When the urge hits them, the cat-sized critters "forgo the basic instincts for survival to mate with as many females as possible" before expiring, said researchers at Queensland's University of the Sunshine Coast.

No wonder they are endangered.

 Father of 102 
Musa Hasahya Kasera is still in rude good health, but he is drawing the line after fathering 102 children.

"I have learnt from my irresponsible act of producing so many children that I can't look after," Hasahya -- who has 578 grandchildren -- told AFP.

Two of the Ugandan villager's 12 wives have left him because he cannot afford to feed his enormous family.

Hasahya admitted that can't "recall the names" of all his children -- "it's the mothers who help me to identify them" -- and that he even has trouble remembering some of his wives.

His third wife Zabina said if she had known he had other wives, she would never have married him. "Even when I came and resigned myself to my fate... he brought the fourth, the fifth until he reached 12," she added.

"They all love me," Hasahya, 68, insisted.

 Ted talk 
Once there was the Man on the Moon. Now there's a bear on Mars. 

The beaming face of a cute-looking teddy bear has been looking down on us from the Red Planet all this time without us knowing until the Mars Reconnaissance Orbiter passed over last month.

Scientists at the University of Arizona believe the bear's origins are probably volcanic rather than a piece of intergalactic graffiti left by passing aliens.

Researchers have previously spotted something that looked like the Starfleet logo from "Star Trek" on Mars' surface.

But after 10 years of looking, so far there is no sign of little green men.

 Dead Fred casts Groundhog shadow 
In an ominous augury for the climate, the Canadian groundhog who predicts the coming of spring was found dead hours before he was due to pronounce.
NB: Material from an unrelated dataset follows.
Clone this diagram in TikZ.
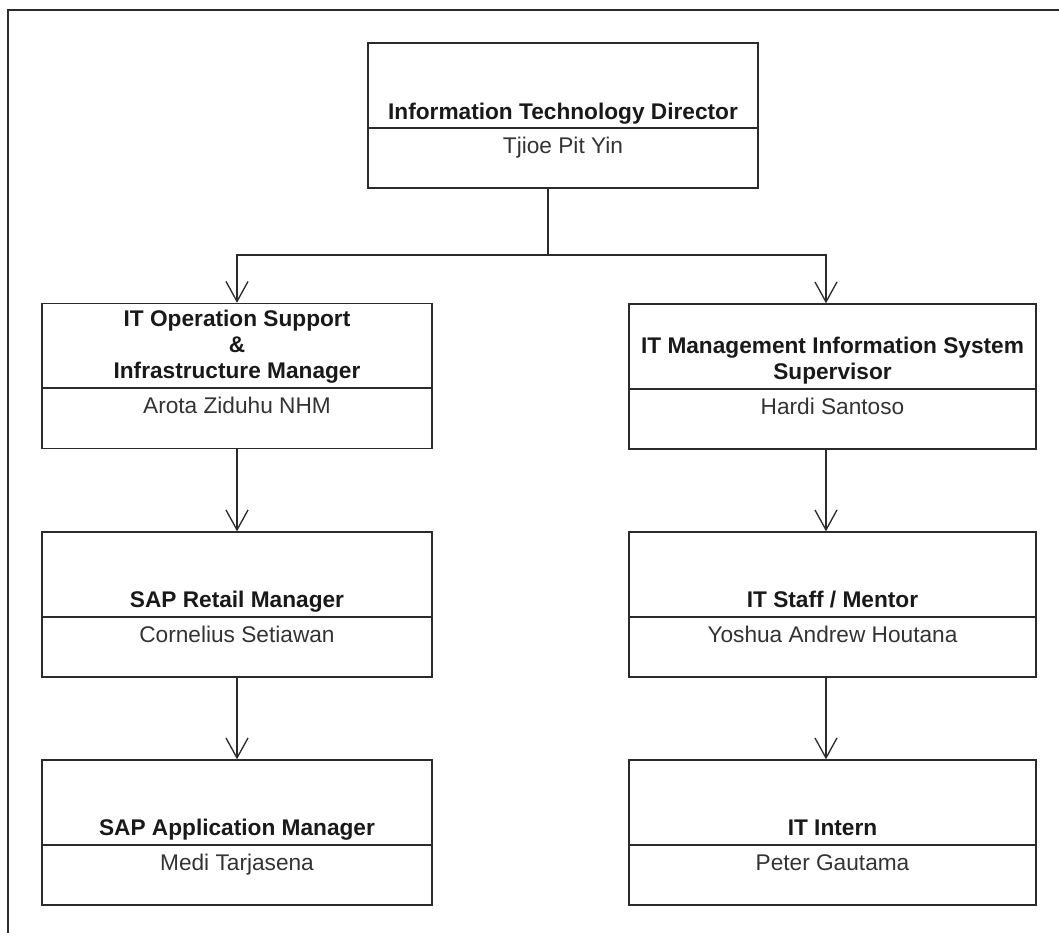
\documentclass[tikz,border=0pt]{standalone}
\usepackage{fontspec}
\setmainfont{Liberation Sans}
\usetikzlibrary{arrows.meta}
\definecolor{edge}{HTML}{2B2B2B}
\definecolor{namegray}{HTML}{333333}
\begin{document}
\begin{tikzpicture}[x=0.75pt,y=-0.75pt,
    box/.style={draw=edge,line width=1pt,rectangle,inner sep=0pt,minimum height=108.75pt},
    narrowbox/.style={box,minimum width=292.5pt},
    widebox/.style={box,minimum width=305.25pt},
    title/.style={anchor=base,align=center,inner sep=0pt,font=\fontsize{17}{19.2}\selectfont\bfseries,text=black!90},
    person/.style={anchor=base,inner sep=0pt,font=\fontsize{17}{19.2}\selectfont,text=namegray},
    arr/.style={draw=edge,line width=1pt,-{Straight Barb[length=15pt,width=16.5pt]}}]
    \useasboundingbox (0,0) rectangle (1059,932);
    \draw[edge,line width=1.6pt] (1070,10) -- (8,10) -- (8,945);
    % boxes
    \node[narrowbox] (dir) at (563,115.5){};
    \node[narrowbox] (ops) at (237,376){};
    \node[widebox] (mis) at (832.5,376.5){};
    \node[narrowbox] (retail) at (237,604.5){};
    \node[widebox] (staff) at (832.5,604.5){};
    \node[narrowbox] (app) at (237,832.5){};
    \node[widebox] (intern) at (832.5,832.5){};
    % dividers
    \draw[edge,line width=1pt] (dir.west |- 0,128) -- (dir.east |- 0,128);
    \draw[edge,line width=1pt] (ops.west |- 0,388) -- (ops.east |- 0,388);
    \draw[edge,line width=1pt] (mis.west |- 0,389) -- (mis.east |- 0,389);
    \draw[edge,line width=1pt] (retail.west |- 0,617) -- (retail.east |- 0,617);
    \draw[edge,line width=1pt] (staff.west |- 0,617) -- (staff.east |- 0,617);
    \draw[edge,line width=1pt] (app.west |- 0,845) -- (app.east |- 0,845);
    \draw[edge,line width=1pt] (intern.west |- 0,845) -- (intern.east |- 0,845);
    % titles and names
    \node[title] (dirT) at (563,119){Information Technology Director};
    \node[person] (dirN) at (563,153){Tjioe Pit Yin};
    \node[title] (opsT) at (237,378){IT Operation Support\\\&\\Infrastructure Manager};
    \node[person] (opsN) at (237,413){Arota Ziduhu NHM};
    \node[title] (misT) at (832.5,379){IT Management Information System\\Supervisor};
    \node[person] (misN) at (832.5,414){Hardi Santoso};
    \node[title] (retailT) at (237,607){SAP Retail Manager};
    \node[person] (retailN) at (237,642){Cornelius Setiawan};
    \node[title] (staffT) at (832.5,607){IT Staff / Mentor};
    \node[person] (staffN) at (832.5,642){Yoshua Andrew Houtana};
    \node[title] (appT) at (237,835){SAP Application Manager};
    \node[person] (appN) at (237,870){Medi Tarjasena};
    \node[title] (internT) at (832.5,835){IT Intern};
    \node[person] (internN) at (832.5,870){Peter Gautama};
    % connectors
    \coordinate (fork) at (548,255);
    \draw[edge,line width=1pt] (dir.south -| fork) -- (fork);
    \draw[arr] (fork) -| (ops.north);
    \draw[arr] (fork) -| ([xshift=-4.9pt]mis.north);
    \draw[arr] (ops.south) -- (retail.north);
    \draw[arr] (retail.south) -- (app.north);
    \draw[arr] ([xshift=-4.9pt]mis.south) -- ([xshift=-4.9pt]staff.north);
    \draw[arr] ([xshift=-4.9pt]staff.south) -- ([xshift=-4.9pt]intern.north);
\end{tikzpicture}
\end{document}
Fred la Marmotte showed "no signs of life" when organisers of the annual "Groundhog Day" jamboree in Quebec's Val-d'Espoir (Valley of Hope in English) tried to wake him from his hibernation.

If Fred had seen his shadow and scurried back inside his burrow, it would have been a portent of chilly weather to come. 

Further south in Pennsylvania, another famous furry weather forecaster, Punxsutawney Phil, predicted six more weeks of the cold.